__Goal of the exercise__: Lines that contain the string "this" are to be copied; leave out all others.

**** Records

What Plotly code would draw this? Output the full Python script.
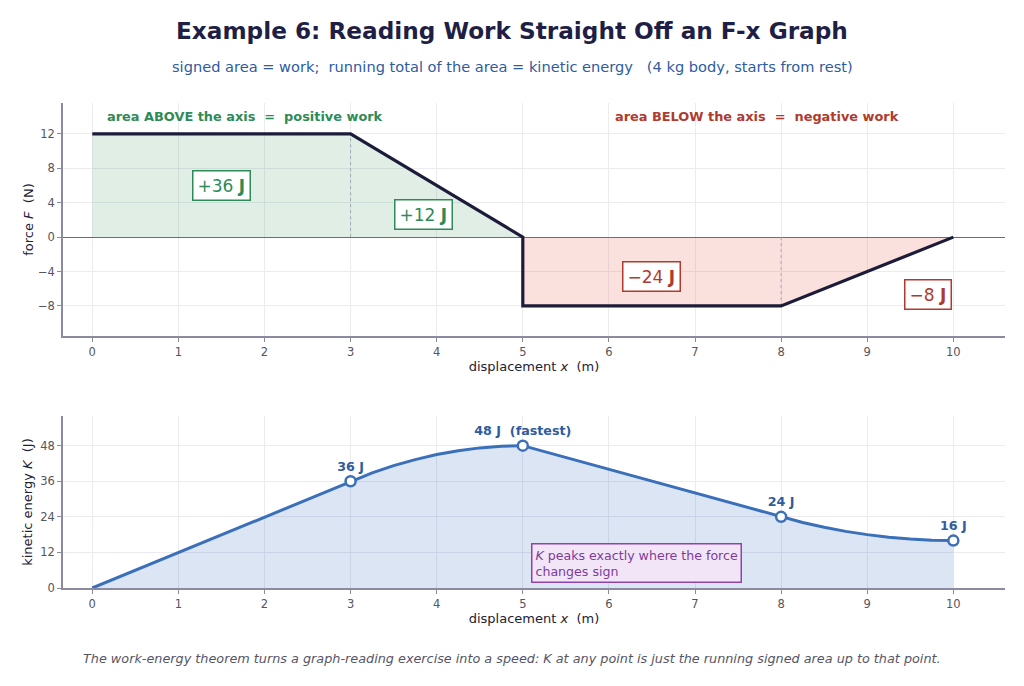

********
**** Records

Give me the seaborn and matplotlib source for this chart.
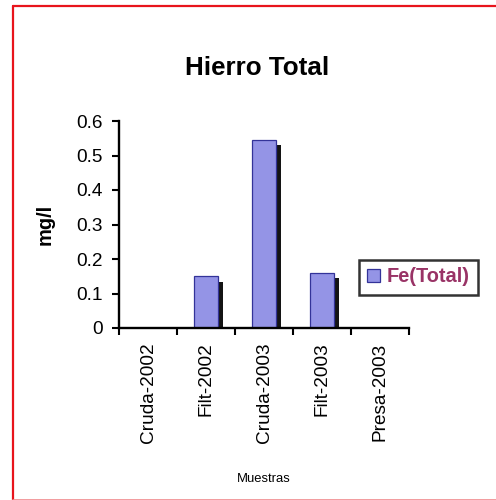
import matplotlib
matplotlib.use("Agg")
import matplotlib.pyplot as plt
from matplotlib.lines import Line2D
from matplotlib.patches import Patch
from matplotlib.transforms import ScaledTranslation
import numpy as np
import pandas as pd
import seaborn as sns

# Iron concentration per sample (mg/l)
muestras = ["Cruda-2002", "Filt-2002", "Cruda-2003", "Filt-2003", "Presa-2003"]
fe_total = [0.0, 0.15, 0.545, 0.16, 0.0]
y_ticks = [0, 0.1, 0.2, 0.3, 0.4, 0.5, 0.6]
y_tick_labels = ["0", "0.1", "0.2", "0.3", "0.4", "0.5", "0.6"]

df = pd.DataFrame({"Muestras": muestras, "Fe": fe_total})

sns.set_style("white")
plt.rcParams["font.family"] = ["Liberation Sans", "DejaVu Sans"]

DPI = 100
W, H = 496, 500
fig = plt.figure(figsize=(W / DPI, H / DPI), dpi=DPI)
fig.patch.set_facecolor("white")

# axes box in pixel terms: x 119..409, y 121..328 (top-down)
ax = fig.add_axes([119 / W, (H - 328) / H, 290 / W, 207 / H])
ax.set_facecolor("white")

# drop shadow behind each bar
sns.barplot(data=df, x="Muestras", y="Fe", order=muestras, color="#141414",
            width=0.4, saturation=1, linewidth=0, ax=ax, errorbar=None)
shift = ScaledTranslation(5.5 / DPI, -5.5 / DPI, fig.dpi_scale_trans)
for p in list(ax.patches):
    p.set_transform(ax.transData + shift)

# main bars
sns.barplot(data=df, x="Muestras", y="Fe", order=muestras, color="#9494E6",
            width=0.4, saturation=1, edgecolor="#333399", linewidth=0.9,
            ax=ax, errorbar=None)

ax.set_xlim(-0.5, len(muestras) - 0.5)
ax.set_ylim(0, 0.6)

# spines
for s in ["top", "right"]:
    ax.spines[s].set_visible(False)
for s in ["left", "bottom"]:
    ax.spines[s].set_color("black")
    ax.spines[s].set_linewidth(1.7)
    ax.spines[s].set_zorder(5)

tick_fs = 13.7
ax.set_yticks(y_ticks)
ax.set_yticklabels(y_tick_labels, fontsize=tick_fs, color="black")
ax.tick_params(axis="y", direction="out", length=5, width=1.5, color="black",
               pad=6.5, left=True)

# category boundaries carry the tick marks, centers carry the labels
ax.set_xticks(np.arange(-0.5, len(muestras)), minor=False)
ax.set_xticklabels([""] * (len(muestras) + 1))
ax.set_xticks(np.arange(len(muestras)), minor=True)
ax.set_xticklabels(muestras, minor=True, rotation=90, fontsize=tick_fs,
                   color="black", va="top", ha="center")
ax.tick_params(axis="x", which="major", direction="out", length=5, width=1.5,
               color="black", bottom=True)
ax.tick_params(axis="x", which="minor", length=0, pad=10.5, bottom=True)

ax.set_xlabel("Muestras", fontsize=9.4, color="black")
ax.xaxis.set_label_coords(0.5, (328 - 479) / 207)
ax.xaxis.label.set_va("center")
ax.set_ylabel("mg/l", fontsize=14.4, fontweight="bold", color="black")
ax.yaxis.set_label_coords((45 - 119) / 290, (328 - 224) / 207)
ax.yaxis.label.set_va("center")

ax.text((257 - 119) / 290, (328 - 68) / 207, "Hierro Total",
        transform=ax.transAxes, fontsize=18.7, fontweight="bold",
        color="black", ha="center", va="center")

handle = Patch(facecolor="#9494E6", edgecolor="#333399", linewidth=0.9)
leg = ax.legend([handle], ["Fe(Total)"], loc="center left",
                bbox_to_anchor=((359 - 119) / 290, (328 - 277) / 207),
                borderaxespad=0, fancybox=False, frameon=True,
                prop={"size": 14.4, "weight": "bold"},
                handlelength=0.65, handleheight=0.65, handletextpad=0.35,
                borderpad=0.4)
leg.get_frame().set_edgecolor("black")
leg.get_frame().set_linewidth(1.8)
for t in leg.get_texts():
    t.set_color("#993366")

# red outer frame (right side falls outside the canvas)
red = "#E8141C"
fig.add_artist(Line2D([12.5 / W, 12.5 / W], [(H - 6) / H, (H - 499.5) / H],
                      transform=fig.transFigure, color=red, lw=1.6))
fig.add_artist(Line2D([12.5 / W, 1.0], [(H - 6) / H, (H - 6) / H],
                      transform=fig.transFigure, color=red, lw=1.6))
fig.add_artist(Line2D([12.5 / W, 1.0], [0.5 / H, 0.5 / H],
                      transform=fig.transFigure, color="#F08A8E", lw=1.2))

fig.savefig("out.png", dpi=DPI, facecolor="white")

********

__Exercise response__:
What Plotly code would draw this? Output the full Python script.
Give me the seaborn and matplotlib source for this chart.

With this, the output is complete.